Advertising is a funny business. We, the consumers, often have a healthy dose of cynicism about the claims on the items we buy, and even when we don’t, it’s not like anyone really thinks we need to imbibe the vitamin of 50 lemons in a single sports drink.

But these wild claims persist anyway, partially because sometimes they have an effect deep in your subconscious. Maybe you don’t need 50 lemons in one sitting, your brain reasons, but it certainly can’t hurt to boost your vitamin C.
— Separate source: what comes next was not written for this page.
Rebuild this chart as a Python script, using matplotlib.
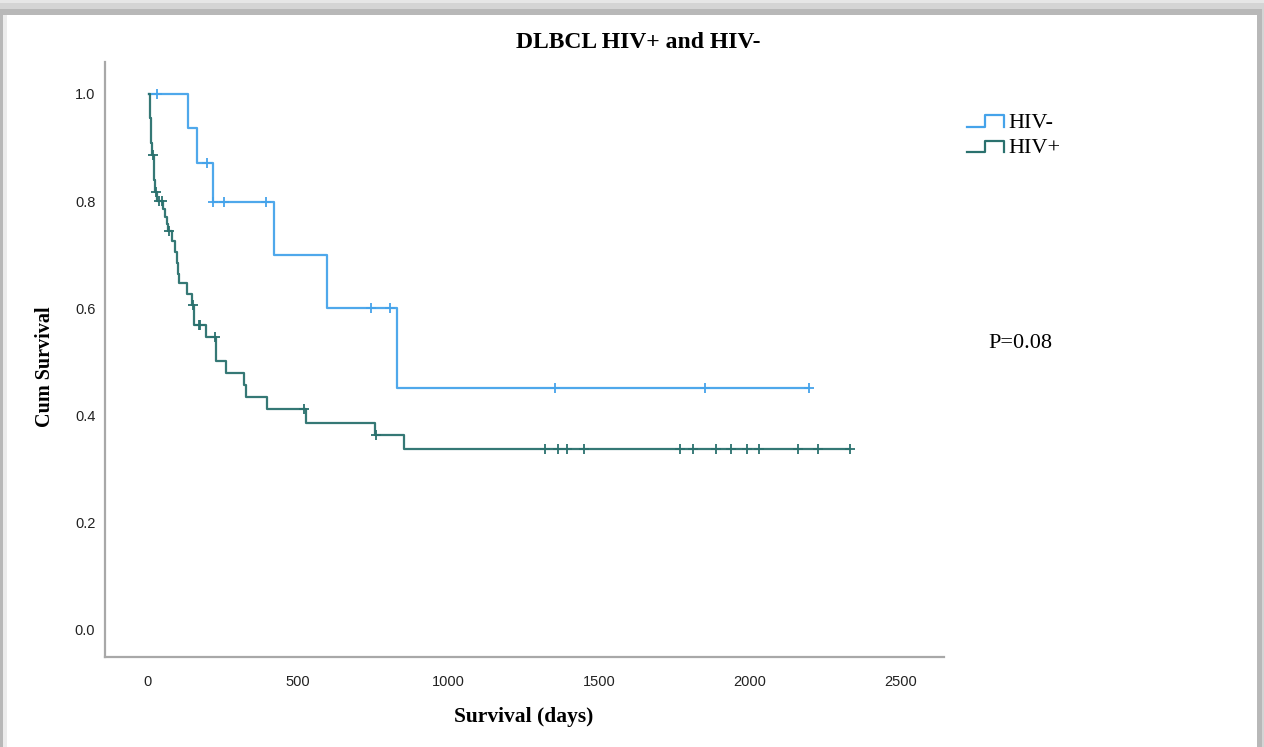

Keeping the product eye-catching without threatening customers’ suspension of disbelief is tricky for marketers, though, and Japanese Twitter is delighting in an example that seems to contradict itself right on the bottle. We present to you this bottle of mineral water produced by Zaiho (Treasure) Corporate:

▼ “Huh? They say this water is 30,000 years old, but then give it a five-year expiration date? What were you doing for the other 29,995, bucko?”

The plain, blocky design on the wrapping is very far removed from typical mineral water bottles sold in Japanese stores, and that’s because this bottle is specifically intended to be stored as an emergency resource. A vital fixture in any disaster kit, citizens are recommended to have a reserve of bottled water on hand in the case that an earthquake, typhoon, or other incident interrupts the delivery of water to their faucets.
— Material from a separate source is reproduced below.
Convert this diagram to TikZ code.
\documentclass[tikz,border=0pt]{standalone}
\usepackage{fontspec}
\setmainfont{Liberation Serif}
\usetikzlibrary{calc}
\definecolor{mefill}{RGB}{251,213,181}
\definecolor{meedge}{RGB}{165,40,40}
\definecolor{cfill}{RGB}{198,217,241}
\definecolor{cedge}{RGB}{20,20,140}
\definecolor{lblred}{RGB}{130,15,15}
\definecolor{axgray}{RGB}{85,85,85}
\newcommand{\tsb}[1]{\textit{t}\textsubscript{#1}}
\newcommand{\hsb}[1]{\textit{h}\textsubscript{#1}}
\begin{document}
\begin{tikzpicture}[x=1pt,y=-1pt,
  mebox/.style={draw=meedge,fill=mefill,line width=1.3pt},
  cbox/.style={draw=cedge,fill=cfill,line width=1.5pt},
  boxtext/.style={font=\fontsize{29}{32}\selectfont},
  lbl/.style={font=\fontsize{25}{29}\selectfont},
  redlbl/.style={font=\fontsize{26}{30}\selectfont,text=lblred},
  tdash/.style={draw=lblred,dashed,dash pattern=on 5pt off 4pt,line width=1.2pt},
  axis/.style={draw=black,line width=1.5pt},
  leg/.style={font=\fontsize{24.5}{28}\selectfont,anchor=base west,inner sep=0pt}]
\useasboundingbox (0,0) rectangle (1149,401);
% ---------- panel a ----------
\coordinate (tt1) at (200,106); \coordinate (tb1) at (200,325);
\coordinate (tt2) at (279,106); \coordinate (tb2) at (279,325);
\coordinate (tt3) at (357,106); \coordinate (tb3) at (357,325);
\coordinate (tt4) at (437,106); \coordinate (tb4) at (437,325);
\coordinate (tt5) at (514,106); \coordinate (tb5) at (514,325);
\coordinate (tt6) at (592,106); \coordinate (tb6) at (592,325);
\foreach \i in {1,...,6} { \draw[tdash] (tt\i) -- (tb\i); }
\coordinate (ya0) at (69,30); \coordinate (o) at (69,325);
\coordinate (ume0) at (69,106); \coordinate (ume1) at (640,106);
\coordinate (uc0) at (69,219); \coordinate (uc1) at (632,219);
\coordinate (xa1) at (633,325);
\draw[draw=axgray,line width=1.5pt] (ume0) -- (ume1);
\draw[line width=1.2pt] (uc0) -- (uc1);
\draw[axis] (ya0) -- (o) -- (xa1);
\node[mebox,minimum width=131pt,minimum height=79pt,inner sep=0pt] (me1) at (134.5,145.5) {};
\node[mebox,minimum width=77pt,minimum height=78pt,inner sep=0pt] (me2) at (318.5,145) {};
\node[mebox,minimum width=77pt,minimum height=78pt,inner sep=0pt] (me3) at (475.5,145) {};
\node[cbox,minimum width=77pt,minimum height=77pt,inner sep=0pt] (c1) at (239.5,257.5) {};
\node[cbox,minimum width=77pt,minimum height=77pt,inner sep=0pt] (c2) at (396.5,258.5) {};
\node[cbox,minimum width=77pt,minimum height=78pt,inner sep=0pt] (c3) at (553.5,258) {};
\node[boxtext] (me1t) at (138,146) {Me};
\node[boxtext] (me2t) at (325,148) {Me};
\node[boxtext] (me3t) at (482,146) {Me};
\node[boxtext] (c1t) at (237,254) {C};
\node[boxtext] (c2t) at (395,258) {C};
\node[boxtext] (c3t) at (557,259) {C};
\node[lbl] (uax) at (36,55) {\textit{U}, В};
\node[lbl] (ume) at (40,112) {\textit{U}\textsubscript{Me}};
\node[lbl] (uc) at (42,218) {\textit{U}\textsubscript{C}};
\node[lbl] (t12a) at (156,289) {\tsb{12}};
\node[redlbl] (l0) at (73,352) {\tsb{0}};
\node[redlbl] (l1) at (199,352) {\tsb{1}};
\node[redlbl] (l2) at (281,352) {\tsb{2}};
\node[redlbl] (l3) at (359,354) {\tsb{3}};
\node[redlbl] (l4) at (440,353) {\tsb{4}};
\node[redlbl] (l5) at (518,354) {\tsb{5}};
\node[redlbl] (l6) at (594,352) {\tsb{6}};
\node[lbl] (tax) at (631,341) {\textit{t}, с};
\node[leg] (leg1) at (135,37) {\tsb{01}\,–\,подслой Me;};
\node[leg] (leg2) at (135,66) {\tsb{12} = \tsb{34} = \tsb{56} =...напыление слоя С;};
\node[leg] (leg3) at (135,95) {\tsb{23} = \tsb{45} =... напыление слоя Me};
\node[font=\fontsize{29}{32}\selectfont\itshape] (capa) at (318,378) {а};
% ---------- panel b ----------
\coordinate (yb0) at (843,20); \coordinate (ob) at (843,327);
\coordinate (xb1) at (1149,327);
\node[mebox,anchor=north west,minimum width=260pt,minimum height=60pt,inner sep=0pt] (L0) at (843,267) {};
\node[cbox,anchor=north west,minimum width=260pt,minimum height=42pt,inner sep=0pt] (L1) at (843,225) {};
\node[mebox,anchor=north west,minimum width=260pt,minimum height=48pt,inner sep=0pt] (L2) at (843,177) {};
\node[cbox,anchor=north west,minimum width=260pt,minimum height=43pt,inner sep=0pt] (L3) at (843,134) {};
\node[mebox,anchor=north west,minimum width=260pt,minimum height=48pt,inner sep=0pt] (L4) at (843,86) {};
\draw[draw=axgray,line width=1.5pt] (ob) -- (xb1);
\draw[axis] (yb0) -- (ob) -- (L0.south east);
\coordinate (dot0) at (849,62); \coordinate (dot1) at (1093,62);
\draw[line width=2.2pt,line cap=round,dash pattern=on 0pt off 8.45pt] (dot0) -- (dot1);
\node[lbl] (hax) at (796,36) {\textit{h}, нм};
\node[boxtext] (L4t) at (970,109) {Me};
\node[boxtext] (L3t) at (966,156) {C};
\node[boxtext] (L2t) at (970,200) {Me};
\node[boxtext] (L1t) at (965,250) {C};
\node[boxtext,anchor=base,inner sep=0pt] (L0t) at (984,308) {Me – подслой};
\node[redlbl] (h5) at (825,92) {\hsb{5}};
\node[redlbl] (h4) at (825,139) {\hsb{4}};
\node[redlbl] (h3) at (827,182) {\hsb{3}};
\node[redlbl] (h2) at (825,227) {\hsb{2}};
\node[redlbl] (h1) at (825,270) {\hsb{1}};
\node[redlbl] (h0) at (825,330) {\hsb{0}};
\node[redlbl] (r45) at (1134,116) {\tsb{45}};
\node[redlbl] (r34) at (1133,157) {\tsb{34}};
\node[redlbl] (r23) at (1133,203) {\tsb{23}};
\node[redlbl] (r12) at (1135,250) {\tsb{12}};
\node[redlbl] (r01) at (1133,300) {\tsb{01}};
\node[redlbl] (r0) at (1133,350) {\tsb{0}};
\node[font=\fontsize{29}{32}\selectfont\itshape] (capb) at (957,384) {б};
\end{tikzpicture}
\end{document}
Now, these kits can go years without ever seeing any use, so water that stays good for five years is a great option. The largest text on the wrapper testifies to this, declaring it “Zaiho’s Emergency Supply of Water: safe to drink even after five years”. However, Zaiho’s own slogan at the top of the wrapper reveals that Zaiho water is “water from 30,000 years ago.”

With the expiration date given on the bottle, that would mean this water remains drinkable for… 30,005 years. What an arbitrary number!
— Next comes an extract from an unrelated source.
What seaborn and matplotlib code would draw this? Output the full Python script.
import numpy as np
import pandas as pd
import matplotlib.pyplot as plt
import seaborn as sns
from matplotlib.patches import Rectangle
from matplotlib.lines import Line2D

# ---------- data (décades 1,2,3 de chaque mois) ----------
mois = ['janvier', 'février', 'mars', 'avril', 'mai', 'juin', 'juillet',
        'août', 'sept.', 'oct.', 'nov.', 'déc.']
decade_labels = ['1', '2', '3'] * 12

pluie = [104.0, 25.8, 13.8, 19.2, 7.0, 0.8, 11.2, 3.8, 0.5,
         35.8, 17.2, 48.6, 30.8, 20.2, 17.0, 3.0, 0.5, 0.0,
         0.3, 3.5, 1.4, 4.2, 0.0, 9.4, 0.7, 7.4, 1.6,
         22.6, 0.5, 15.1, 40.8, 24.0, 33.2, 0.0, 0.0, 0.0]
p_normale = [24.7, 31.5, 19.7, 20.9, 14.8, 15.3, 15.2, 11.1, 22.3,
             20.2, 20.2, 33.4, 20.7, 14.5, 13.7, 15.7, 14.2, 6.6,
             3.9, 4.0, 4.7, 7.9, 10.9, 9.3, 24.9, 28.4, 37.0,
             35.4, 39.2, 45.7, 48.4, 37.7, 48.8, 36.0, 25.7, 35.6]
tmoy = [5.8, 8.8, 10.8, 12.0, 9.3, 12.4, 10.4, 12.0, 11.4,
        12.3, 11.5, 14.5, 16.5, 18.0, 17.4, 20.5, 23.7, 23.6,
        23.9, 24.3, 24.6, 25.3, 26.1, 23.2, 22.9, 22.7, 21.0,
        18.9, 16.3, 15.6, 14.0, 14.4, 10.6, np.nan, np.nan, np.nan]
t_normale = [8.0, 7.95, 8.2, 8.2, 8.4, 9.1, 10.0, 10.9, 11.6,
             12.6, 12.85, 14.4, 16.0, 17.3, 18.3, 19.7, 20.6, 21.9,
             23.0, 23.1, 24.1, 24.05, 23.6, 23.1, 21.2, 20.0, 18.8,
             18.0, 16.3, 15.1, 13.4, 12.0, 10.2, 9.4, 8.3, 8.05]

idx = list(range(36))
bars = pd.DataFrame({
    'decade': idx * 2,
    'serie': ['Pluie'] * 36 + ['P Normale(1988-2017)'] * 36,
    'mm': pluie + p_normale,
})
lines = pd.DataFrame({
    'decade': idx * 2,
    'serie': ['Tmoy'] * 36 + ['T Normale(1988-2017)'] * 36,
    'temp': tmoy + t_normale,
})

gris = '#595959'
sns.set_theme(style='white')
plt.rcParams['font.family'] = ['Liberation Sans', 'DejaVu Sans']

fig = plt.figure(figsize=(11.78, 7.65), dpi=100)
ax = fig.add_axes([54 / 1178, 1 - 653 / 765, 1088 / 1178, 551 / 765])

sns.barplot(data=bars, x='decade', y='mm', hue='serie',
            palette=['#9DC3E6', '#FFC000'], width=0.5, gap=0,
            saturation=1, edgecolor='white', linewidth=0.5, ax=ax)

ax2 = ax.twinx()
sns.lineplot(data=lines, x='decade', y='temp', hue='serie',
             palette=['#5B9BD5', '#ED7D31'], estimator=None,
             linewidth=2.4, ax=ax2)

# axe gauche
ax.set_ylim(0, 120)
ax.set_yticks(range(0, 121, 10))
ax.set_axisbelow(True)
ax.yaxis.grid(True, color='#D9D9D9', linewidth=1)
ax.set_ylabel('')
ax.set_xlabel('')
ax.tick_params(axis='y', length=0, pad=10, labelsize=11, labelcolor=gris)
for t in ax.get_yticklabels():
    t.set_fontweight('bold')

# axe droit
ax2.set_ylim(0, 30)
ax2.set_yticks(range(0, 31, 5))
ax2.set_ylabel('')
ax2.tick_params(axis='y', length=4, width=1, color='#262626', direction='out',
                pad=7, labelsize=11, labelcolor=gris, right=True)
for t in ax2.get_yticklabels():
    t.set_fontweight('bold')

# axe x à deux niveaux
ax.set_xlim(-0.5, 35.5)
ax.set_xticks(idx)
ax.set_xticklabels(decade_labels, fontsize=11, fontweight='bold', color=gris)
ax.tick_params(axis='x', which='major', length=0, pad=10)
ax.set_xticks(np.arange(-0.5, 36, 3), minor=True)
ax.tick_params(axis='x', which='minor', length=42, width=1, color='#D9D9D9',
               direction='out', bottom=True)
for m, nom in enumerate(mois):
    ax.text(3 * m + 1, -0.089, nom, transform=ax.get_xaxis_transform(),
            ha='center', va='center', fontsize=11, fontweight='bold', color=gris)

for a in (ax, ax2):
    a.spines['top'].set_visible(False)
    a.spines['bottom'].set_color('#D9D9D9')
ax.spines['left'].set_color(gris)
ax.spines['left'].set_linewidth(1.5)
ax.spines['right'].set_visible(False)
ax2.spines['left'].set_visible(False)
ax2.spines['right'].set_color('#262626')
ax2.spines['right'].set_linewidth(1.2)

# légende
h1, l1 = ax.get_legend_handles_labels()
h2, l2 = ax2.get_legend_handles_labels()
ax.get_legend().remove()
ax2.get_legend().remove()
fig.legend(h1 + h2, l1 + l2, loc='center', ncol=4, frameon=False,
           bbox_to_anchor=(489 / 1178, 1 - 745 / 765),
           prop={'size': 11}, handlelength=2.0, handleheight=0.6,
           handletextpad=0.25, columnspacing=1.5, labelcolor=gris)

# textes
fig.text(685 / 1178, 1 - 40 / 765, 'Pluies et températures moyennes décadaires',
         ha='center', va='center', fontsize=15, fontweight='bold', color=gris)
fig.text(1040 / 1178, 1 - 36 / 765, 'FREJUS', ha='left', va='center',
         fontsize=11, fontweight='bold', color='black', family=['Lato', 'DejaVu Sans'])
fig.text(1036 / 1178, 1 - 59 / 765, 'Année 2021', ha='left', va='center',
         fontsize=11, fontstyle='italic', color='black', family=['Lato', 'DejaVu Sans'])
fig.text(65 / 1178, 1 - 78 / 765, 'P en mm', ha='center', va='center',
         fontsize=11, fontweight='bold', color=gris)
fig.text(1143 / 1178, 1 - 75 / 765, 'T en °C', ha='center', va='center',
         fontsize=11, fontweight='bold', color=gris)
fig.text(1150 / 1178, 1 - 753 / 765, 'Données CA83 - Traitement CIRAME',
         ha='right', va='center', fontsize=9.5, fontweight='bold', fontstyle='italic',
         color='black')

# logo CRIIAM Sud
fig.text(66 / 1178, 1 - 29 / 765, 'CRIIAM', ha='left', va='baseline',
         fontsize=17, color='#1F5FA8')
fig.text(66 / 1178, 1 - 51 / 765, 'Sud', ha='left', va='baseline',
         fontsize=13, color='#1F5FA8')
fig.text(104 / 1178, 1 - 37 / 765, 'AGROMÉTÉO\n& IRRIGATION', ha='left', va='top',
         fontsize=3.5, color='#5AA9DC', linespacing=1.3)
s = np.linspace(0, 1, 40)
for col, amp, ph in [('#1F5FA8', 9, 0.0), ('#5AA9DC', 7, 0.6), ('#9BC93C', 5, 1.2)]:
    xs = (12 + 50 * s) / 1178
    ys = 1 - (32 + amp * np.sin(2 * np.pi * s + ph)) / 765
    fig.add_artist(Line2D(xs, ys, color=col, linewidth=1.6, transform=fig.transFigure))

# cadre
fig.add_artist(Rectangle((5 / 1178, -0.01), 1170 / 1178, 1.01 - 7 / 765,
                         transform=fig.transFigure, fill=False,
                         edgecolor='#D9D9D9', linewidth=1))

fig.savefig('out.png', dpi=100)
The comments came up with plenty of hilarious takes on the five year limit:

“It’s a five year limit because the plastic will melt, so you can only technically own it in this form for five years.”
“I guess it was sleeping all that time.”
(Reply to above) “So it’s only awake for five years?!

“Yeah, it’s ’cause after five years pass I come along and drink it all. Thought that was common knowledge.”
“It turns into a slime once the five years are up.”

Where did the 30,000 years part even come from? Well, Zaiho Corporate is a company operating out of Kagoshima prefecture, and they have claims on a mineral water spring in Tarumi City.

Their primary product is a mineral water called “Natural Alkali Onsen Water Treasure” drawn from these hot springs, and summoning the image of finely-aged water bubbling beneath the ground is a tried and true method for advertising mineral water. Interestingly, the commercial version boasts distance rather than time.

▼ The label reads: “A gift from 1,000 meters (3,280 feet) underground”

At any rate, hopefully the water in your own emergency ration kits will stand the test of time. And if they taste a little funny after all that time in storage, just pretend you’re drinking some new and innovative flavor from the I Lohas line-up.